Mindplayers
- First edition
- Author: Pat Cadigan
- Cover artist: Albert Rocarlos
- Language: English
- Genre: Science fiction
- Publisher: Bantam Spectra
- Publication date: July 1, 1987
- Publication place: United States
- Media type: Print (hardback & paperback)
- Pages: 276
- ISBN: 0-553-26585-7
- OCLC: 27787704

= Mindplayers =

1987 novel by Pat Cadigan

Mindplayers is a 1987 first novel by science fiction author Pat Cadigan.

==Plot summary==
A dare goes awry when Allie tries on a stolen madcap and is afflicted with psychotic delusions that will not go away. "Cured" by a mindplayer, Allie is soon forced to become one herself or face a prison sentence as a "mind criminal".

==Reception==
Analog Science Fact & Fiction said of Mindplayers and Cadigan, "Excellent stuff, perceptive, imaginative, subtle and penetrating.

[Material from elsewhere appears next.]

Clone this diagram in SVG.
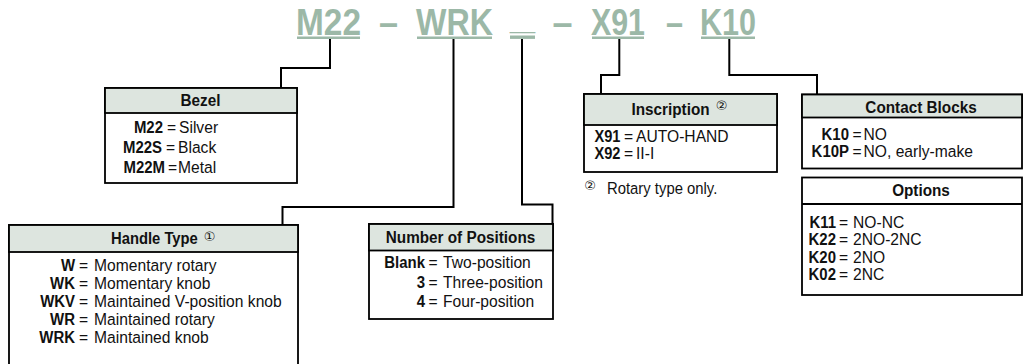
<svg xmlns="http://www.w3.org/2000/svg" width="1031" height="364" viewBox="0 0 1031 364">
<style>
.t{font-family:"Liberation Sans",Arial,sans-serif;font-size:17px;fill:#111}
.k{font-family:"Liberation Sans",Arial,sans-serif;font-size:17px;font-weight:bold;fill:#111;text-anchor:end}
.h{font-family:"Liberation Sans",Arial,sans-serif;font-weight:bold;font-size:17px;fill:#111}
.m{text-anchor:middle}
.box{fill:#fff;stroke:#000;stroke-width:1.8}
.hdr{fill:#dde5df;stroke:#000;stroke-width:1.8}
.conn{fill:none;stroke:#000;stroke-width:2}
.title{font-family:"Liberation Sans",Arial,sans-serif;font-weight:bold;font-size:37.5px;fill:#9cb8a7}
.ul{stroke:#9cb8a7;stroke-width:2.4}
.c{font-family:"DejaVu Sans","Noto Sans CJK JP",sans-serif;font-size:13px;fill:#111;text-anchor:middle}
</style>
<rect width="1031" height="364" fill="#fff"/>
<g id="title">
<text class="title" x="296" y="34.5" textLength="65" lengthAdjust="spacingAndGlyphs">M22</text>
<text class="title" x="379" y="34.5" textLength="19" lengthAdjust="spacingAndGlyphs">–</text>
<text class="title" x="416" y="34.5" textLength="77" lengthAdjust="spacingAndGlyphs">WRK</text>
<text class="title" x="510" y="30" style="font-size:28px" textLength="25" lengthAdjust="spacingAndGlyphs">_</text>
<text class="title" x="552.5" y="34.5" textLength="20" lengthAdjust="spacingAndGlyphs">–</text>
<text class="title" x="591" y="34.5" textLength="54" lengthAdjust="spacingAndGlyphs">X91</text>
<text class="title" x="666" y="34.5" textLength="17" lengthAdjust="spacingAndGlyphs">–</text>
<text class="title" x="700" y="34.5" textLength="56" lengthAdjust="spacingAndGlyphs">K10</text>
<line class="ul" x1="297" y1="37.7" x2="360" y2="37.7"/>
<line class="ul" x1="417" y1="37.7" x2="492" y2="37.7"/>
<line class="ul" x1="510" y1="37.2" x2="535" y2="37.2" style="stroke-width:3.4"/>
<line class="ul" x1="592" y1="37.7" x2="644" y2="37.7"/>
<line class="ul" x1="701" y1="37.7" x2="755" y2="37.7"/>
</g>
<g id="connectors">
<path class="conn" d="M330,39 V68 H281 V88"/>
<path class="conn" d="M453.5,39 V207 H282.5 V225"/>
<path class="conn" d="M522,39 V204.5 H552.5 V224"/>
<path class="conn" d="M619.3,39 V75 H601 V94"/>
<path class="conn" d="M729.3,39 V75 H817 V94.5"/>
</g>
<g id="bezel">
<rect class="box" x="105" y="88" width="192" height="95"/>
<rect class="hdr" x="105" y="88" width="192" height="25"/>
<text class="h m" transform="translate(200.5,105.5) scale(.9,1)">Bezel</text>
<text class="k" transform="translate(163,132.5) scale(.88,1)">M22</text><text class="t" transform="translate(167,132.5) scale(.92,1)">=</text><text class="t" transform="translate(179,132.5) scale(.92,1)">Silver</text>
<text class="k" transform="translate(162,153) scale(.88,1)">M22S</text><text class="t" transform="translate(166,153) scale(.92,1)">=</text><text class="t" transform="translate(178,153) scale(.92,1)">Black</text>
<text class="k" transform="translate(165,173) scale(.88,1)">M22M</text><text class="t" transform="translate(168,173) scale(.92,1)">=</text><text class="t" transform="translate(178,173) scale(.92,1)">Metal</text>
</g>
<g id="handle-type">
<rect class="box" x="9" y="225" width="289" height="145"/>
<rect class="hdr" x="9" y="225" width="289" height="27"/>
<text class="h" transform="translate(111,244) scale(.87,1)">Handle Type</text>
<text class="c" x="209.5" y="241">①</text>
<text class="k" transform="translate(75,271) scale(.88,1)">W</text><text class="t" transform="translate(79,271) scale(.92,1)">=</text><text class="t" transform="translate(94,271) scale(.92,1)">Momentary rotary</text>
<text class="k" transform="translate(75,289) scale(.88,1)">WK</text><text class="t" transform="translate(79,289) scale(.92,1)">=</text><text class="t" transform="translate(94,289) scale(.92,1)">Momentary knob</text>
<text class="k" transform="translate(75,307) scale(.88,1)">WKV</text><text class="t" transform="translate(79,307) scale(.92,1)">=</text><text class="t" transform="translate(94,307) scale(.92,1)">Maintained V-position knob</text>
<text class="k" transform="translate(75,325) scale(.88,1)">WR</text><text class="t" transform="translate(79,325) scale(.92,1)">=</text><text class="t" transform="translate(94,325) scale(.92,1)">Maintained rotary</text>
<text class="k" transform="translate(75,343) scale(.88,1)">WRK</text><text class="t" transform="translate(79,343) scale(.92,1)">=</text><text class="t" transform="translate(94,343) scale(.92,1)">Maintained knob</text>
</g>
<g id="positions">
<rect class="box" x="369" y="224" width="184" height="95"/>
<rect class="hdr" x="369" y="224" width="184" height="26.5"/>
<text class="h m" transform="translate(460.5,243) scale(.9,1)">Number of Positions</text>
<text class="k" transform="translate(425,268) scale(.88,1)">Blank</text><text class="t" transform="translate(428.5,268) scale(.92,1)">=</text><text class="t" transform="translate(443,268) scale(.92,1)">Two-position</text>
<text class="k" transform="translate(425,287.5) scale(.88,1)">3</text><text class="t" transform="translate(428.5,287.5) scale(.92,1)">=</text><text class="t" transform="translate(443,287.5) scale(.92,1)">Three-position</text>
<text class="k" transform="translate(425,307) scale(.88,1)">4</text><text class="t" transform="translate(428.5,307) scale(.92,1)">=</text><text class="t" transform="translate(443,307) scale(.92,1)">Four-position</text>
</g>
<g id="inscription">
<rect class="box" x="584" y="94" width="193" height="78"/>
<rect class="hdr" x="584" y="94" width="193" height="31"/>
<text class="h" transform="translate(631.5,114.5) scale(.9,1)">Inscription</text>
<text class="c" x="721.7" y="109.5">②</text>
<text class="k" transform="translate(620.5,141.5) scale(.86,1)">X91</text><text class="t" transform="translate(624,141.5) scale(.92,1)">=</text><text class="t" transform="translate(636,141.5) scale(.92,1)">AUTO-HAND</text>
<text class="k" transform="translate(620.5,158.5) scale(.86,1)">X92</text><text class="t" transform="translate(624,158.5) scale(.92,1)">=</text><text class="t" transform="translate(636,158.5) scale(.92,1)">II-I</text>
</g>
<g id="footnote">
<text class="c" x="590" y="189.5">②</text>
<text class="t" transform="translate(607,193.5) scale(.9,1)" style="font-size:16.5px">Rotary type only.</text>
</g>
<g id="contact-blocks">
<rect class="box" x="802" y="94.5" width="220" height="74"/>
<rect class="hdr" x="802" y="94.5" width="220" height="23"/>
<text class="h m" transform="translate(921,113) scale(.9,1)">Contact Blocks</text>
<text class="k" transform="translate(849,140) scale(.88,1)">K10</text><text class="t" transform="translate(852.5,140) scale(.92,1)">=</text><text class="t" transform="translate(863.5,140) scale(.92,1)">NO</text>
<text class="k" transform="translate(849,157) scale(.88,1)">K10P</text><text class="t" transform="translate(852.5,157) scale(.92,1)">=</text><text class="t" transform="translate(863.5,157) scale(.92,1)">NO, early-make</text>
</g>
<g id="options">
<rect class="box" x="802" y="177.5" width="220" height="117.5"/>
<line x1="802" y1="204" x2="1022" y2="204" stroke="#000" stroke-width="1.8"/>
<text class="h m" transform="translate(921,196) scale(.9,1)">Options</text>
<text class="k" transform="translate(836,227.5) scale(.88,1)">K11</text><text class="t" transform="translate(839,227.5) scale(.92,1)">=</text><text class="t" transform="translate(853,227.5) scale(.92,1)">NO-NC</text>
<text class="k" transform="translate(836,245) scale(.88,1)">K22</text><text class="t" transform="translate(839,245) scale(.92,1)">=</text><text class="t" transform="translate(853,245) scale(.92,1)">2NO-2NC</text>
<text class="k" transform="translate(836,262.5) scale(.88,1)">K20</text><text class="t" transform="translate(839,262.5) scale(.92,1)">=</text><text class="t" transform="translate(853,262.5) scale(.92,1)">2NO</text>
<text class="k" transform="translate(836,280) scale(.88,1)">K02</text><text class="t" transform="translate(839,280) scale(.92,1)">=</text><text class="t" transform="translate(853,280) scale(.92,1)">2NC</text>
</g>
</svg>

A pleasure to read, and a writer to admire." Fantasy Review called the novel "an energetic, intriguing, darkly humorous head-trip extravaganza." The novel was nominated for a Philip K. Dick Award in 1988.

J. Michael Caparula reviewed Mindplayers in Space Gamer/Fantasy Gamer No. 82. Caparula commented that "the individual scenes and characters are memorable, especially black-marketeer Jerry Wirehammer. Mindplayers comes off as a blueprint for a better novel, one that is hopefully in the works."